In the Spring 1999 issue of the National NOW Times, we asked our readers if women and girls are treated fairly in the workplace and on school campuses. The following is a summary of the results:

1) Do you think that workplace and/or school conditions have improved for women/girls in the past twenty years? Why or why not?

Readers' responses were split: 63 percent said yes and 37 percent said no. Many people recognized improvement over the last 20 years because of increased enforcement of Title IX and greater involvement of women in professional occupations. However, other readers concentrated on the common occurrence of sexual harassment and the fact that some men still do not accept women as their equals.
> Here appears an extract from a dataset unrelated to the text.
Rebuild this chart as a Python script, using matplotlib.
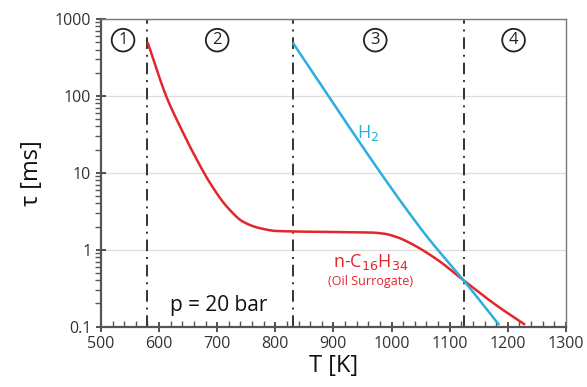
import numpy as np
import matplotlib.pyplot as plt
from matplotlib.ticker import LogLocator, NullFormatter, MultipleLocator

plt.rcParams['font.family'] = ['Open Sans', 'DejaVu Sans']

# ignition delay, n-hexadecane (oil surrogate)
T_oil = [581, 613, 639, 659, 688, 717, 745, 774, 803, 900, 960, 986, 1010, 1032, 1079,
         1124, 1176, 1228]
tau_oil = [480, 96, 36, 18, 7.3, 3.6, 2.3, 1.9, 1.75, 1.7, 1.68, 1.62, 1.45, 1.22, 0.74,
           0.40, 0.20, 0.108]

# ignition delay, hydrogen
T_h2 = [831, 906, 981, 1027, 1062, 1124, 1184]
tau_h2 = [480, 68, 10, 3.25, 1.45, 0.40, 0.108]

regions = [580, 830, 1125]
region_labels = ['1', '2', '3', '4']
region_x = [538, 700, 972, 1210]


# monotone cubic (pchip) through the read points, in log space
def pchip(x, y, xf):
    x = np.asarray(x, float)
    y = np.asarray(y, float)
    h = np.diff(x)
    d = np.diff(y) / h
    m = np.zeros_like(y)
    for i in range(1, len(y) - 1):
        if d[i - 1] * d[i] > 0:
            w1 = 2 * h[i] + h[i - 1]
            w2 = h[i] + 2 * h[i - 1]
            m[i] = (w1 + w2) / (w1 / d[i - 1] + w2 / d[i])
    m[0] = d[0]
    m[-1] = d[-1]
    idx = np.clip(np.searchsorted(x, xf) - 1, 0, len(x) - 2)
    t = (xf - x[idx]) / h[idx]
    h00 = 2 * t**3 - 3 * t**2 + 1
    h10 = t**3 - 2 * t**2 + t
    h01 = -2 * t**3 + 3 * t**2
    h11 = t**3 - t**2
    return h00 * y[idx] + h10 * h[idx] * m[idx] + h01 * y[idx + 1] + h11 * h[idx] * m[idx + 1]


def curve(T, tau):
    Tf = np.linspace(T[0], T[-1], 400)
    return Tf, 10 ** pchip(T, np.log10(tau), Tf)


fig = plt.figure(figsize=(5.87, 3.87), dpi=100)
ax = fig.add_axes([0.172, 0.156, 0.792, 0.795])

Tf, tf = curve(T_oil, tau_oil)
ax.plot(Tf, tf, color='#e3262b', lw=1.8, zorder=3)
Tf, tf = curve(T_h2, tau_h2)
ax.plot(Tf, tf, color='#2aaee0', lw=1.8, zorder=3)

for x in regions:
    ax.axvline(x, color='#333333', lw=1.4, ls=(0, (6, 3, 1, 3)), zorder=2)

for x, lab in zip(region_x, region_labels):
    ax.text(x, 530, lab, ha='center', va='center', fontsize=12, color='#222222',
            bbox=dict(boxstyle='circle,pad=0.2', fc='white', ec='#222222', lw=1.3))

ax.set_yscale('log')
ax.set_xlim(500, 1300)
ax.set_ylim(0.1, 1000)
ax.set_yticks([0.1, 1, 10, 100, 1000])
ax.set_yticklabels(['0.1', '1', '10', '100', '1000'])
ax.yaxis.set_minor_locator(LogLocator(base=10, subs=np.arange(2, 10)))
ax.yaxis.set_minor_formatter(NullFormatter())
ax.xaxis.set_major_locator(MultipleLocator(100))
ax.xaxis.set_minor_locator(MultipleLocator(20))
ax.grid(axis='y', which='major', color='#dddddd', lw=0.9, zorder=0)

ax.tick_params(axis='both', which='major', labelsize=11.5, colors='#333333',
               direction='inout', length=7, width=1.2)
ax.tick_params(axis='y', which='minor', direction='out', length=4, width=1.0, colors='#555555')
ax.tick_params(axis='x', which='minor', direction='in', length=4, width=1.0, colors='#555555')
for s in ['left', 'bottom']:
    ax.spines[s].set_linewidth(1.6)
    ax.spines[s].set_color('#555555')
for s in ['top', 'right']:
    ax.spines[s].set_linewidth(1.0)
    ax.spines[s].set_color('#777777')

ax.set_xlabel('T [K]', fontsize=17, labelpad=1, color='#111111')
ax.set_ylabel('τ [ms]', fontsize=17, labelpad=8, color='#111111')

ax.text(960, 33, 'H$_2$', color='#2aaee0', fontsize=13, ha='center', va='center')
ax.text(965, 0.69, 'n-C$_{16}$H$_{34}$', color='#e3262b', fontsize=13, ha='center', va='center')
ax.text(963, 0.385, '(Oil Surrogate)', color='#e3262b', fontsize=9, ha='center', va='center')
ax.text(703, 0.19, 'p = 20 bar', color='#111111', fontsize=15, ha='center', va='center')

fig.savefig('out.png', dpi=100)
"The problems are still around, but by becoming aware and being able to recognize harassment an discrimination in the workplace and our schools, there is an opportunity for change."
- BJ Davis, Arlington, VA

"I am 76 and have really seen change. Yes - women are braver and less afraid to speak out an fight back."
- Geri Forber, Ramona, CA


2) What do you think is the most important change on the job or in school in the past twenty years?

The three most popular answers were: the establishment of sexual harassment and sex discrimination policies; the increase of equality, including equal pay; and more opportunities in jobs and in education, such as math and science. Other important changes included prohibitions against sexually explicit pictures in the workplace, more women as lawyers and judges, and more equality in general.
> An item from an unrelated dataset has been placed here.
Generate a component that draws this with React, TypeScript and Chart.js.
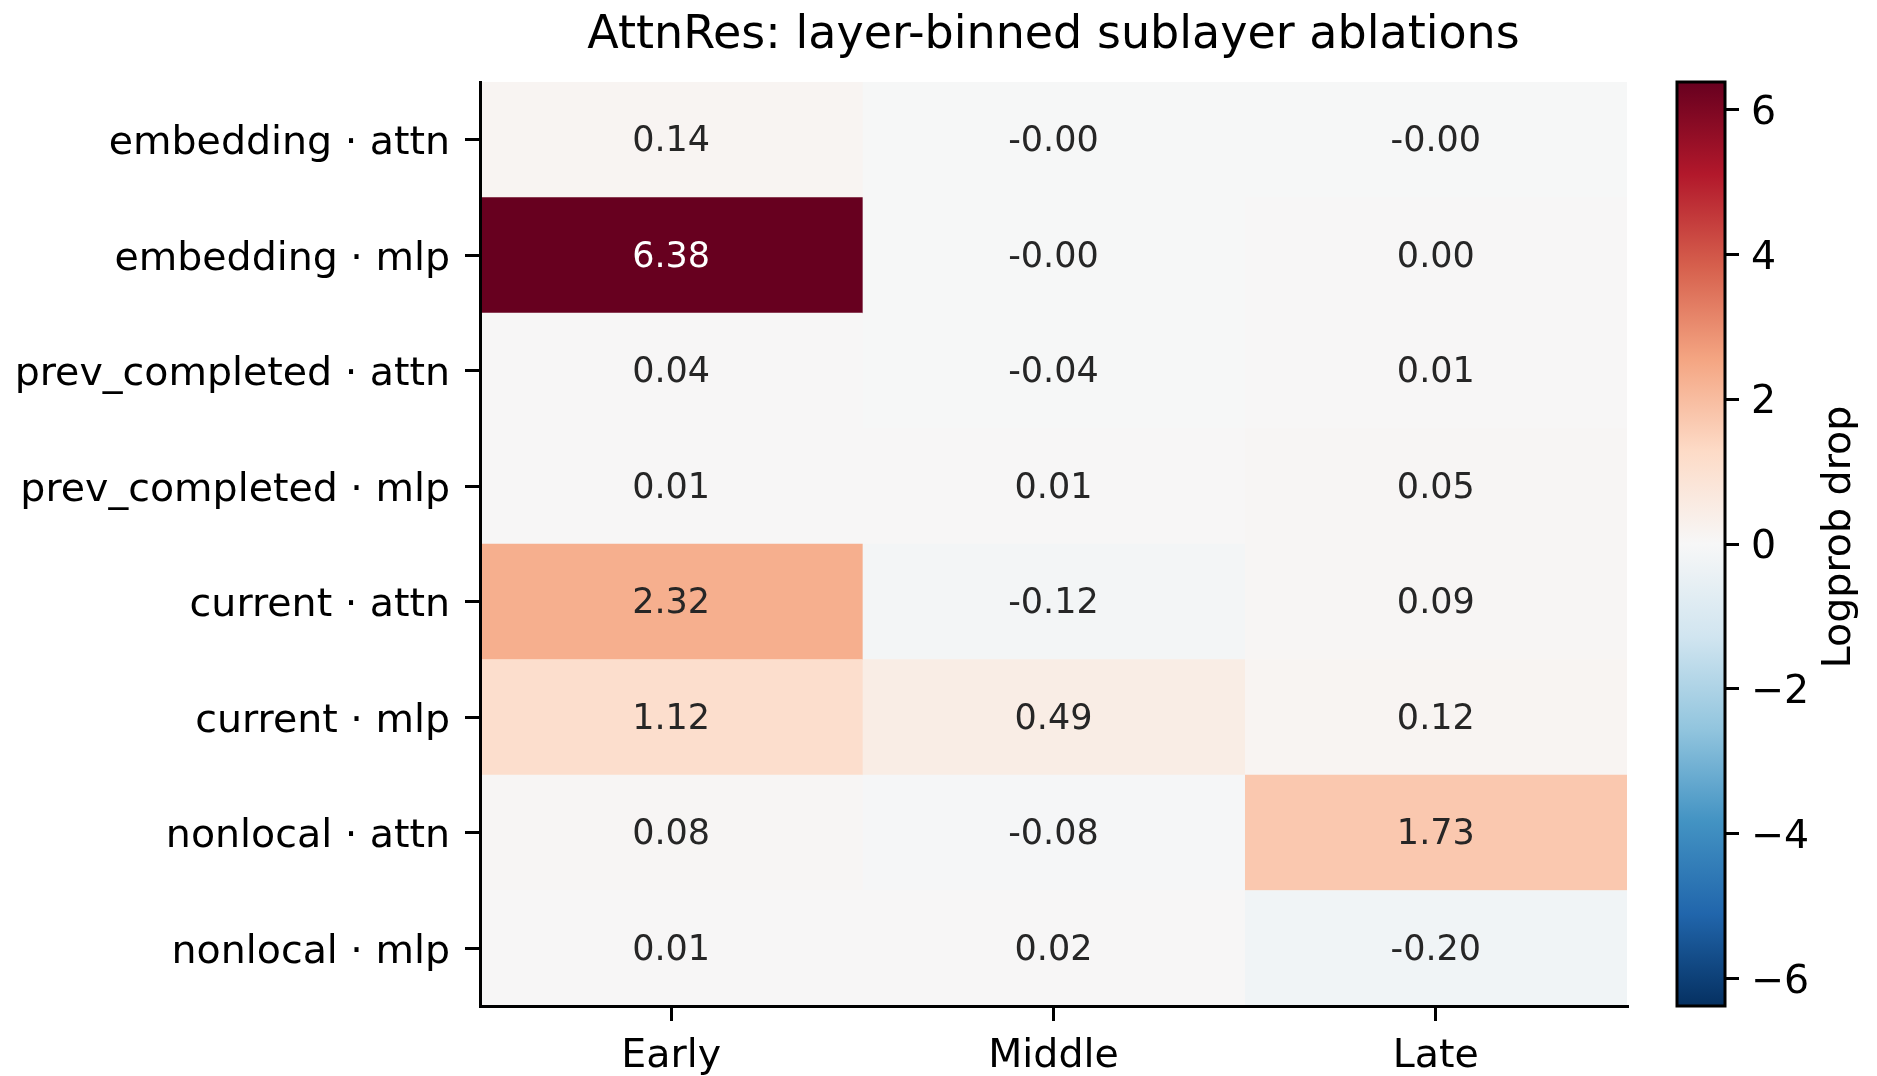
import React, { useEffect, useRef } from 'react';
import { Chart, registerables } from 'chart.js';

Chart.register(...registerables);

const TITLE = 'AttnRes: layer-binned sublayer ablations';
const rowLabels = [
  'embedding · attn',
  'embedding · mlp',
  'prev_completed · attn',
  'prev_completed · mlp',
  'current · attn',
  'current · mlp',
  'nonlocal · attn',
  'nonlocal · mlp',
];
const colLabels = ['Early', 'Middle', 'Late'];
const earlyValues = [0.14, 6.38, 0.04, 0.01, 2.32, 1.12, 0.08, 0.01];
const middleValues = [-0.001, -0.001, -0.04, 0.01, -0.12, 0.49, -0.08, 0.02];
const lateValues = [-0.001, 0.001, 0.01, 0.05, 0.09, 0.12, 1.73, -0.2];
const colorbarTicks = [-6, -4, -2, 0, 2, 4, 6];
const colorbarLabel = 'Logprob drop';
const vMin = -6.38;
const vMax = 6.38;
const rdbuRStops = [
  '#053061', '#2166ac', '#4393c3', '#92c5de', '#d1e5f0', '#f7f7f7',
  '#fddbc7', '#f4a582', '#d6604d', '#b2182b', '#67001f',
];

const FONT = '"DejaVu Sans", "Liberation Sans", sans-serif';
const W = 1877;
const H = 1076;

function hexToRgb(h: string): number[] {
  return [parseInt(h.slice(1, 3), 16), parseInt(h.slice(3, 5), 16), parseInt(h.slice(5, 7), 16)];
}

function cmapRgb(v: number): number[] {
  let t = (v - vMin) / (vMax - vMin);
  t = Math.max(0, Math.min(1, t));
  let idx = Math.floor(t * 256);
  if (idx > 255) idx = 255;
  const tq = idx / 255;
  const pos = tq * (rdbuRStops.length - 1);
  const i = Math.min(Math.floor(pos), rdbuRStops.length - 2);
  const f = pos - i;
  const a = hexToRgb(rdbuRStops[i]);
  const b = hexToRgb(rdbuRStops[i + 1]);
  return [0, 1, 2].map((k) => a[k] + (b[k] - a[k]) * f);
}

function cmap(v: number): string {
  const c = cmapRgb(v);
  return `rgb(${Math.round(c[0])},${Math.round(c[1])},${Math.round(c[2])})`;
}

function luminance(v: number): number {
  const c = cmapRgb(v).map((x) => {
    const s = x / 255;
    return s <= 0.03928 ? s / 12.92 : Math.pow((s + 0.055) / 1.055, 2.4);
  });
  return 0.2126 * c[0] + 0.7152 * c[1] + 0.0722 * c[2];
}

const columns = [earlyValues, middleValues, lateValues];

export default function App() {
  const mainRef = useRef<HTMLCanvasElement | null>(null);
  const cbRef = useRef<HTMLCanvasElement | null>(null);

  useEffect(() => {
    const annotPlugin = {
      id: 'annot',
      afterDatasetsDraw(chart: any) {
        const ctx = chart.ctx;
        ctx.save();
        const fs = 35;
        ctx.font = `${fs}px ${FONT}`;
        ctx.textAlign = 'center';
        ctx.textBaseline = 'alphabetic';
        columns.forEach((vals, j) => {
          const meta = chart.getDatasetMeta(j);
          meta.data.forEach((el: any, i: number) => {
            const v = vals[i];
            const cx = (el.x + el.base) / 2;
            const cy = el.y;
            ctx.fillStyle = luminance(v) > 0.408 ? '#262626' : '#ffffff';
            ctx.fillText(v.toFixed(2), cx, cy + fs * 0.33);
          });
        });
        ctx.restore();
      },
      afterDraw(chart: any) {
        const ctx = chart.ctx;
        const ca = chart.chartArea;
        ctx.save();
        ctx.font = `46px ${FONT}`;
        ctx.fillStyle = '#000';
        ctx.textAlign = 'center';
        ctx.textBaseline = 'alphabetic';
        ctx.fillText(TITLE, (ca.left + ca.right) / 2, 48);
        ctx.restore();
      },
    };

    const tickFont = { family: FONT, size: 39.5 };

    const main = new Chart(mainRef.current as HTMLCanvasElement, {
      type: 'bar',
      data: {
        labels: rowLabels,
        datasets: columns.map((vals, j) => ({
          label: colLabels[j],
          data: vals.map(() => 1),
          backgroundColor: vals.map(cmap),
          borderWidth: 0,
          barPercentage: 1,
          categoryPercentage: 1,
        })),
      },
      options: {
        indexAxis: 'y',
        responsive: false,
        animation: false,
        events: [],
        layout: { padding: { left: 0, top: 82, right: 23, bottom: 0 } },
        plugins: { legend: { display: false }, tooltip: { enabled: false }, title: { display: false } },
        scales: {
          y: {
            type: 'category',
            stacked: true,
            offset: true,
            grid: {
              display: true,
              drawOnChartArea: false,
              drawTicks: true,
              tickLength: 15,
              offset: false,
              color: '#000',
              lineWidth: 3,
              z: 1,
            },
            border: { display: true, color: '#000', width: 3, z: 1 },
            ticks: { color: '#000', font: tickFont, padding: 15, autoSkip: false, labelOffset: 4 },
            afterFit: (s: any) => {
              s.width = 480;
              s.paddingTop = 0;
              s.paddingBottom = 0;
            },
          },
          x: {
            type: 'linear',
            stacked: true,
            min: 0,
            max: colLabels.length,
            afterBuildTicks: (s: any) => {
              s.ticks = colLabels.map((_, i) => ({ value: i + 0.5 }));
            },
            ticks: {
              color: '#000',
              font: tickFont,
              padding: 12,
              autoSkip: false,
              maxRotation: 0,
              callback: (_v: any, i: number) => colLabels[i],
            },
            grid: {
              display: true,
              drawOnChartArea: false,
              drawTicks: true,
              tickLength: 15,
              color: '#000',
              lineWidth: 3,
              z: 1,
            },
            border: { display: true, color: '#000', width: 3, z: 1 },
            afterFit: (s: any) => {
              s.height = 70;
              s.paddingLeft = 0;
              s.paddingRight = 0;
            },
          },
        },
      } as any,
      plugins: [annotPlugin],
    });

    const cbPlugin = {
      id: 'cbframe',
      afterDraw(chart: any) {
        const ctx = chart.ctx;
        const ca = chart.chartArea;
        ctx.save();
        ctx.strokeStyle = '#000';
        ctx.lineWidth = 3;
        ctx.strokeRect(ca.left, ca.top, ca.right - ca.left, ca.bottom - ca.top);
        ctx.font = `39.5px ${FONT}`;
        ctx.fillStyle = '#000';
        ctx.textAlign = 'center';
        ctx.textBaseline = 'alphabetic';
        ctx.translate(200, 537);
        ctx.rotate(-Math.PI / 2);
        ctx.fillText(colorbarLabel, 0, 0);
        ctx.restore();
      },
    };

    const cb = new Chart(cbRef.current as HTMLCanvasElement, {
      type: 'bar',
      data: {
        labels: [colorbarLabel],
        datasets: [
          {
            data: [[vMin, vMax]] as any,
            backgroundColor: (c: any) => {
              const ch = c.chart;
              const ca = ch.chartArea;
              if (!ca) return '#f7f7f7';
              const g = ch.ctx.createLinearGradient(0, ca.bottom, 0, ca.top);
              rdbuRStops.forEach((col, i) => g.addColorStop(i / (rdbuRStops.length - 1), col));
              return g;
            },
            borderWidth: 0,
            barPercentage: 1,
            categoryPercentage: 1,
          },
        ],
      },
      options: {
        responsive: false,
        animation: false,
        events: [],
        layout: { padding: { left: 27, top: 82, right: 0, bottom: 70 } },
        plugins: { legend: { display: false }, tooltip: { enabled: false } },
        scales: {
          x: { display: false },
          y: {
            type: 'linear',
            position: 'right',
            min: vMin,
            max: vMax,
            afterBuildTicks: (s: any) => {
              s.ticks = colorbarTicks.map((v) => ({ value: v }));
            },
            ticks: {
              color: '#000',
              font: tickFont,
              padding: 12,
              autoSkip: false,
              labelOffset: 4,
              callback: (v: any) => (v < 0 ? '\u2212' + Math.abs(v) : String(v)),
            },
            grid: {
              display: true,
              drawOnChartArea: false,
              drawTicks: true,
              tickLength: 14,
              color: '#000',
              lineWidth: 3,
            },
            border: { display: false },
            afterFit: (s: any) => {
              s.width = 152;
              s.paddingTop = 0;
              s.paddingBottom = 0;
            },
          },
        },
      } as any,
      plugins: [cbPlugin],
    });

    return () => {
      main.destroy();
      cb.destroy();
    };
  }, []);

  return (
    <div style={{ position: 'fixed', left: 0, top: 0, width: W, height: H, background: '#fff' }}>
      <canvas
        ref={mainRef}
        width={1650}
        height={H}
        style={{ position: 'absolute', left: 0, top: 0, width: 1650, height: H }}
      />
      <canvas
        ref={cbRef}
        width={227}
        height={H}
        style={{ position: 'absolute', left: 1650, top: 0, width: 227, height: H }}
      />
    </div>
  );
}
"Equal pay laws and their enforcement. I was once told that I was paid less than my assistant because he had a family to support and I was married to an engineer."
- Mary Paxson, Monterey Park, CA


3) Have you ever felt discrimination against, discouraged or harassed at work/school because of your gender? In what way?
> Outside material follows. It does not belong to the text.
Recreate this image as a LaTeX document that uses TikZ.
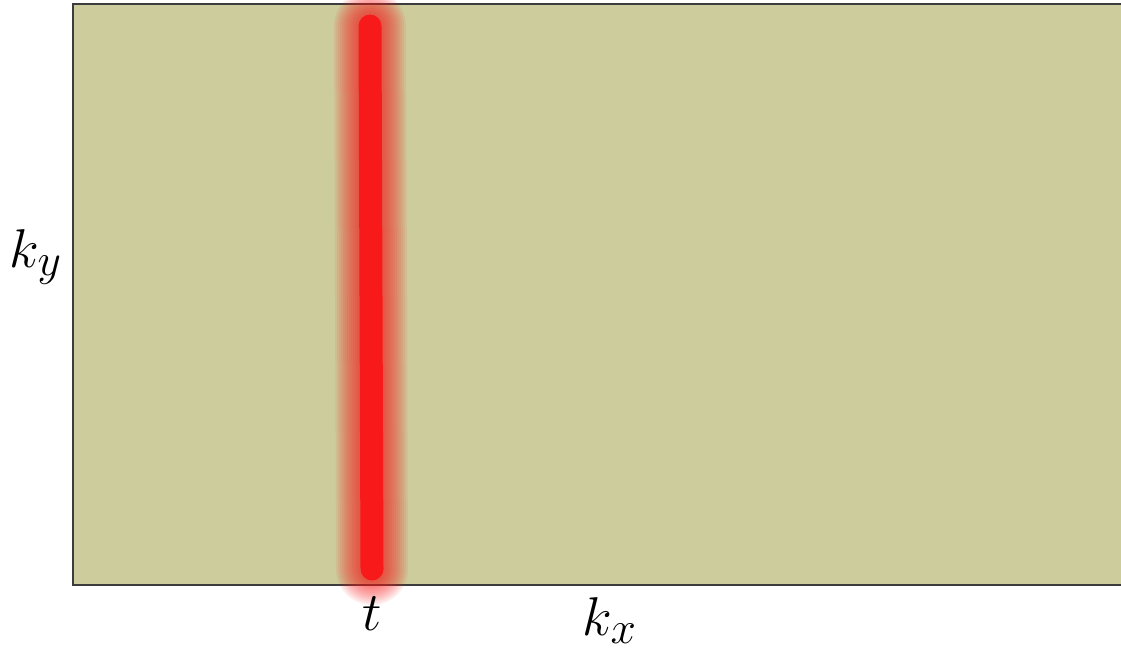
\documentclass[tikz,border=0pt]{standalone}
\usepackage{graphicx}
\usepackage{tikz}
\usetikzlibrary{positioning}
\definecolor{kspace}{RGB}{205,204,157}
\definecolor{hotred}{RGB}{248,26,26}
\definecolor{frame}{RGB}{60,60,60}
\newcommand{\biglbl}[1]{\scalebox{1.25}{\Huge$#1$}}

\begin{document}
\begin{tikzpicture}[x=0.02cm, y=-0.02cm,
      plane/.style={draw=frame, line width=1.1pt},
      trace/.style={draw=hotred, line cap=round},
      lbl/.style={anchor=base, inner sep=0pt}
    ]
      \useasboundingbox (0,0) rectangle (1121,650);
      % k-space plane, right side runs off the page
      \fill[kspace] (73,4) rectangle (1121,585);
      \draw[plane] (1125,4) -- (73,4) -- (73,585) -- (1125,585);
      % sampled line at time t, soft glow then core
      \coordinate (tTop) at (370,26);
      \coordinate (tBot) at (372,569);
      \foreach \w in {72,68,...,28}
        \draw[trace, line width=\w*0.02cm, opacity=0.08] (tTop) -- (tBot);
      \draw[trace, line width=23*0.02cm] (tTop) -- (tBot);
      % axis labels
      \node[lbl] (ky) at (36,267) {\biglbl{k_y}};
      \node[lbl] (tl) at (372,630) {\biglbl{t}};
      \node[lbl] (kx) at (610,635) {\biglbl{k_x}};
    \end{tikzpicture}
\end{document}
The answer to this question clearly illustrates how much NOW's work is still needed. All but one person answered the survey "Yes." The most common problems: being harassed; not paid fairly; not given a promotion or award when deserved; accused of trying to do men's work; and not given a fair chance to succeed.

"Yes! All of the above. I am told I can't do things. My body didn't seem to extend above my shoulders. I was not given a fair chance."
- Katie Macdonald, Durham, NC


4) What do you think is the biggest problem that women/girls have at the workplace or on campus?

The most popular answers were: the backlash against women's gains; sexual harassment; not being taken seriously; and the glass ceiling on pay and advancement. Other responses included lack of respect, women being viewed as sex objects, existence of the "boys club" and lack of educational opportunities.

"Discrimination and lack of education/skills that are needed to succeed in life, not just for work/school."
- Lori Whitney, Madison, WI

"Attitudes. Men actually feel superior in intelligence to women!"
- Sandy Van Tiburg, Aurora, IL


5) How do you think NOW and other civil rights groups can improve today's conditions for women/girls in the workplace and on campus?

Many readers said: elect women into political offices; keep fighting to pass the ERA; and lobby for civil rights laws. Others answered: recruit male feminists, support unions, "take your daughter to work day," and unify and organize women.

"By always saying our message over and over and being the thorn in the side of people that want status quo."
- Gladys Benson, St. Paul, MN

"Civil rights groups can criticize the macho, patriarchal mentality and emphasize respect for women."